Mr Larijani also said that democratic reforms in Syria were “a necessary matter”, according to Sana, Syria’s state-run news agency.
Iran has previously voiced both its support for reform in Syria and for Mr Al Assad, who it says is implementing political change. Opposition factions, backed by the US, Turkey, Europe and the Gulf states, say the Syrian president must be removed if genuine reform is to take place.
Rights groups estimate that 40,000 people have been killed since the first protesters took to the streets to peacefully demand political reforms in March last year, only to be met by security forces firing live ammunition into the crowds.
Violence has since intensified, spiralling into a civil war with anti-regime groups increasingly taking up weapons. The rebel Free Syrian Army is now fighting government forces across much of the country, with tens of thousands of civilians displaced as a result.
The United Nations said yesterday that the number of Syrians registered as refugees in neighbouring states had doubled since September to more than 440,000.
Mr Larijani, who will travel to Lebanon and Turkey as part of a regional tour, also met with members of Palestinian factions in Syria, according to Sana, including Ahmed Jabril, head of the Popular Front for the Liberation of Palestine-General Command (PFLP-GC).
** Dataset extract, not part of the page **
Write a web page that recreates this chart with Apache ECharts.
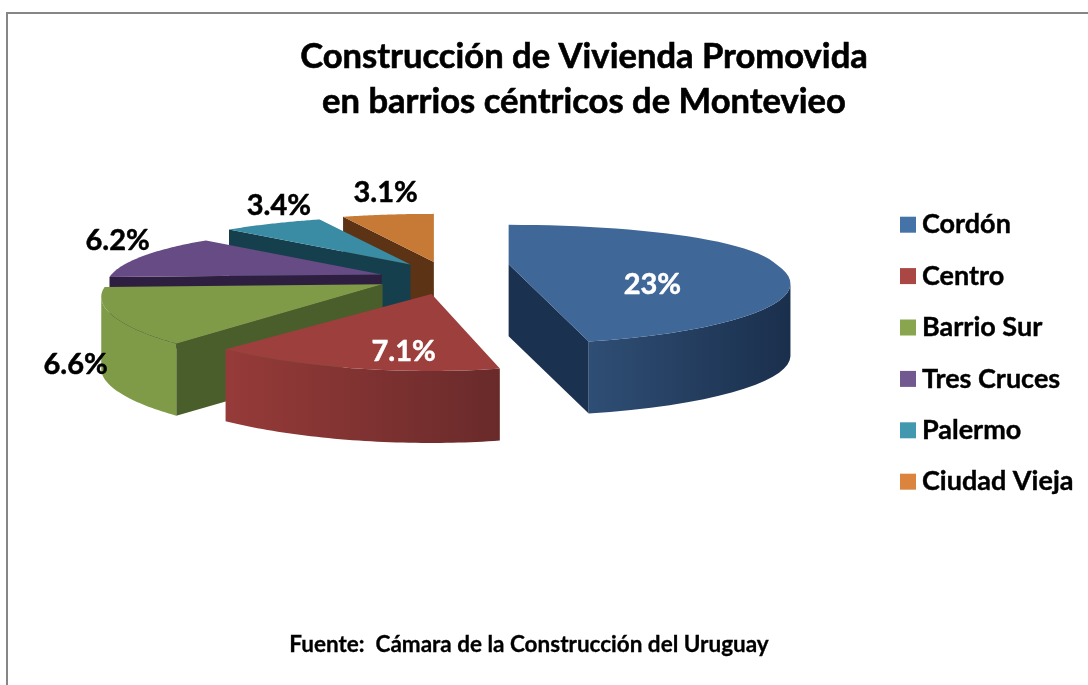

Iran and Syria, together with Lebanon’s Hizbollah and the PFLP-GC, consider themselves part of a resistance front, standing against Israeli occupation of Arab lands.
That club once included Hamas, but its alliance with Syria collapsed after the uprising over its refusal to back Mr Al Assad. Hamas has since shut its Damascus headquarters.
The strain placed on internal Palestinian politics by the Syria crisis was underlined on Thursday night, when a bomb exploded in Yarmouk Camp, a Damascus suburb with a large Palestinian refugee community. The blast killed four people and seriously wounded a PFLP-GC member, according to the faction.
Syrian opposition groups in Yarmouk say the PFLP-GC has been fielding gunmen in the streets in support of Mr Al Assad’s security forces, as they stifle demonstrations and fight armed rebels in the neighbourhood.
Mr Larijani’s visit to Damascus coincided with heavy fighting in its southern suburbs. Throughout yesterday regime forces fired regular mortar fire, often two or more bombs a minute, into Daraya, a densely populated opposition stronghold.
Thick smoke and flames were clearly visible on the skyline from various points in the suburb, and heavy machine-gun fire could be heard.
Daraya has been surrounded by regime troops since an assault on the area in August, which local activists say killed more than 670 people. Government officials say the operation killed “terrorists”, with state media this week saying military operations had continued there in response to “terrorists’ crimes”.
The Local Coordination Committees, a network of grassroots opposition activists, said at least 30 people across the country had been killed by yesterday afternoon, most of them in Damascus and its suburbs.
Also yesterday, Moscow and Damascus condemned a request by Turkey for Nato to deploy Patriot missiles along its frontier with Syria, saying the move would further inflame tensions.
Ankara, a Nato member, said Russia had nothing to fear because the Patriot system is defensive, designed to intercept incoming missiles.
Syrian artillery and mortar shells have repeatedly been fired into Turkish territory, as regime forces fight rebels in the border area. Turkish forces have fired back in response.